I’ve been a very lucky writer and after 15 years since my first novel was published, I have a host of memories. If I had to total them up, surely my good memories outnumber the bad ones. However, as any creative knows, it’s the bad ones that stick with you.
So for every kind word a writing hero has said about my work, for every book I’ve signed, every glowing review I’ve gotten, every awards ceremony I’ve attended, there are moments of indignity and humiliation that come along with this crazy business.
For example the weekend I went 0 for 3 on awards starting on a Friday night when I lost a Shamus award, into Saturday night when I lost an Anthony award only to get on a plane, fly back to L.A., don a tux and make it just in time to lose an Emmy award on Sunday. 3 nights, 3 nominations, zero wins.
There was the time I sat at the signing table at Bouchercon in alphabetical order in between Jeff Abbott and Cara Black. It was like the empty space between two skyscrapers as long lines of people queued up for both of them and nobody came for me. Then one guy leaned out of line to pep me up (I think?) and said, “Don’t worry, buddy. First one’s the hardest. You’ll get there.” To which I had to tell him, “This is actually my ninth book.”
I went to host my very first book club at a local bookstore only to sit around for an hour all by myself. Nobody had signed up and nobody came.
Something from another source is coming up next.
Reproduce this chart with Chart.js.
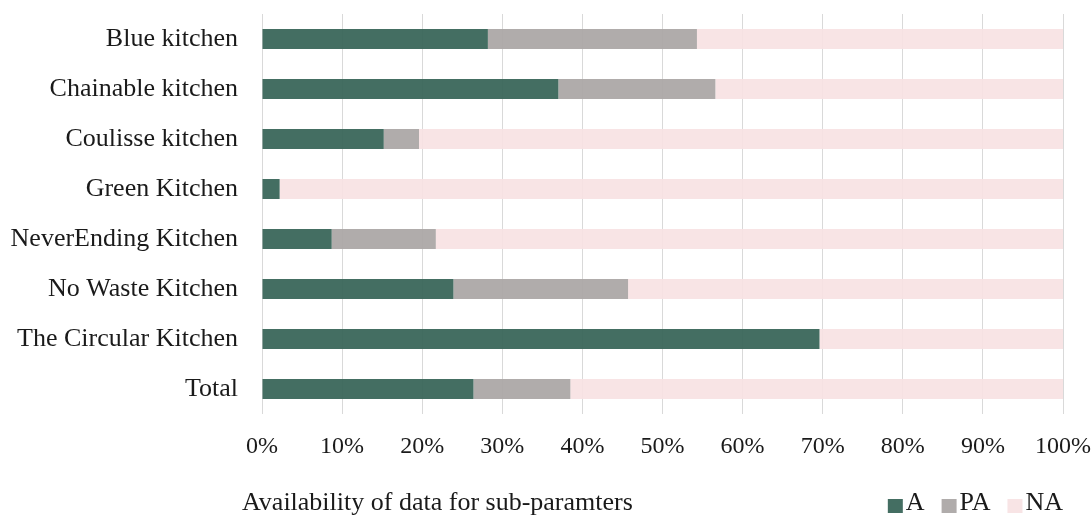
<!DOCTYPE html>
<html>
<head>
<meta charset="utf-8">
<script src="https://cdn.jsdelivr.net/npm/chart.js@4"></script>
<style>
  html, body { margin: 0; padding: 0; background: #ffffff; }
  #wrap { width: 1091px; height: 515px; position: relative; }
</style>
</head>
<body>
<div id="wrap"><canvas id="c" width="1091" height="515"></canvas></div>
<script>
const categories = ["Blue kitchen", "Chainable kitchen", "Coulisse kitchen", "Green Kitchen", "NeverEnding Kitchen", "No Waste Kitchen", "The Circular Kitchen", "Total"];
const seriesNames = ["A", "PA", "NA"];
const valuesA  = [28.2, 37.0, 15.2, 2.2, 8.7, 23.9, 69.6, 26.4];
const valuesPA = [26.1, 19.6, 4.4, 0, 13.0, 21.8, 0, 12.1];
const valuesNA = [45.7, 43.4, 80.4, 97.8, 78.3, 54.3, 30.4, 61.5];
const xTicks = [0, 10, 20, 30, 40, 50, 60, 70, 80, 90, 100];
const axisTitle = "Availability of data for sub-paramters";

const colors = ["rgba(58,102,90,0.95)", "rgba(172,168,167,0.95)", "rgba(247,225,226,0.9)"];
const FONT = "'Liberation Serif', 'Times New Roman', serif";

const bottomDecor = {
  id: 'bottomDecor',
  afterDraw(chart) {
    const ctx = chart.ctx;
    ctx.save();
    ctx.fillStyle = '#1a1a1a';
    ctx.font = "26px " + FONT;
    ctx.textBaseline = 'middle';
    ctx.textAlign = 'left';
    const y = 503;
    ctx.fillText(axisTitle, 242, y);
    // legend, right aligned
    const box = 15, gapText = 3, gapItem = 17;
    let widths = seriesNames.map(n => box + gapText + ctx.measureText(n).width);
    let total = widths.reduce((a, b) => a + b, 0) + gapItem * (seriesNames.length - 1);
    let x = 1063 - total;
    seriesNames.forEach((n, i) => {
      ctx.fillStyle = chart.data.datasets[i].backgroundColor;
      ctx.fillRect(x, y - 4, box, 14);
      ctx.fillStyle = '#1a1a1a';
      ctx.fillText(n, x + box + gapText, y);
      x += widths[i] + gapItem;
    });
    ctx.restore();
  }
};

new Chart(document.getElementById('c'), {
  type: 'bar',
  data: {
    labels: categories,
    datasets: [
      { label: seriesNames[0], data: valuesA, backgroundColor: colors[0] },
      { label: seriesNames[1], data: valuesPA, backgroundColor: colors[1] },
      { label: seriesNames[2], data: valuesNA, backgroundColor: colors[2] }
    ]
  },
  options: {
    indexAxis: 'y',
    responsive: false,
    animation: false,
    layout: { padding: { top: 14, right: 28, bottom: 55, left: 0 } },
    datasets: { bar: { categoryPercentage: 0.8, barPercentage: 0.5, borderWidth: 0 } },
    plugins: { legend: { display: false }, tooltip: { enabled: false } },
    scales: {
      x: {
        stacked: true,
        min: 0, max: 100,
        afterBuildTicks: (s) => { s.ticks = xTicks.map(v => ({ value: v })); },
        afterFit: (s) => { s.height = 46; s.paddingLeft = 0; s.paddingRight = 0; },
        grid: { color: '#d9d9d9', lineWidth: 1, drawTicks: false },
        border: { display: false },
        ticks: {
          padding: 18,
          color: '#1a1a1a',
          maxRotation: 0,
          font: { family: FONT, size: 24 },
          callback: (v) => v + '%'
        }
      },
      y: {
        stacked: true,
        afterFit: (s) => { s.width = 262; s.paddingTop = 0; s.paddingBottom = 0; },
        grid: { display: false, drawTicks: false },
        border: { display: false },
        ticks: {
          padding: 24,
          color: '#1a1a1a',
          font: { family: FONT, size: 26 }
        }
      }
    }
  },
  plugins: [bottomDecor]
});
</script>
</body>
</html>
I have had no fewer than six – count ‘em: 6 – publishers go out of business while publishing my books. Some with a little up front notice, most with almost none. You can understand I’m a little gun-shy now about new publishing ventures.
There was the time when someone stopped me to tell me how much they like my books only to realize 5 minutes into the praise that it was another Eric she was thinking of. She hadn’t read my books and didn’t seem all that interested, even after our chat.
The routine indignity of my wife never finishing a book of mine is a sore spot. I had to stare at a copy on her nightstand for more than six months, bookmark never moving beyond chapter 2, before I had to remove it and stash it away where it could no longer mock me. Worst of all, she never noticed it was gone.
One single moment? Perhaps the very beginning. The moment that should have warned me what this writing life was going to be like. The pain I would endure if I kept on.
I had a book signing for my debut novel. A momentous occasion for any author, and something that can only happen for the first time once. It was at a favorite and legendary bookstore. I invited friends and family, other writers I admired. I signed the guest book for the store only a few columns from Michael Connelly, Mickey Spillane and Megan Abbott.
Then two days before the signing, my publisher informed me they wouldn’t have any books for me. Production issues, they said. I had to do my debut signing with nothing to sign.
I had my one, sad, author copy which I read from. And then politely thanked everyone for coming, but had to send them home empty-handed. It was humiliating and demoralizing and a perfect foreshadow of the way my writing career would go from there. I still get nightmares about it. It’s the author equivalent of showing up to your final exams late with only 2 minutes on the clock, and also you’re naked. It’s the one time you wish you had one of those ‘I had a signing and nobody came’ moments. I’m telling you, the inverse of nobody showing up is way worse. If nobody is there you’re ashamed in front of the mirror and the bookstore staff. When everyone shows up except the books – you’re ashamed in front of the mirror, the staff, and everyone you will continue to see regularly who will remember this moment the same way they’d remember a time when your pants fell down.
So, yeah, so many moments. Hard to pick just one. It’s a deep well. I have several appearances this fall where I assume I will add to the list, so stay tuned! Or better yet, come by and witness the car crash for yourself.
4 comments:
Yeah, but three major nominations in one year! Means you've got it going on. As for the humiliating stuff, we all have stories ....
So glad you went there first, Eric. That was my plan for tomorrow, Cx
Memorable doesn't have to be favorite :)
True, alas! And yours are memorable.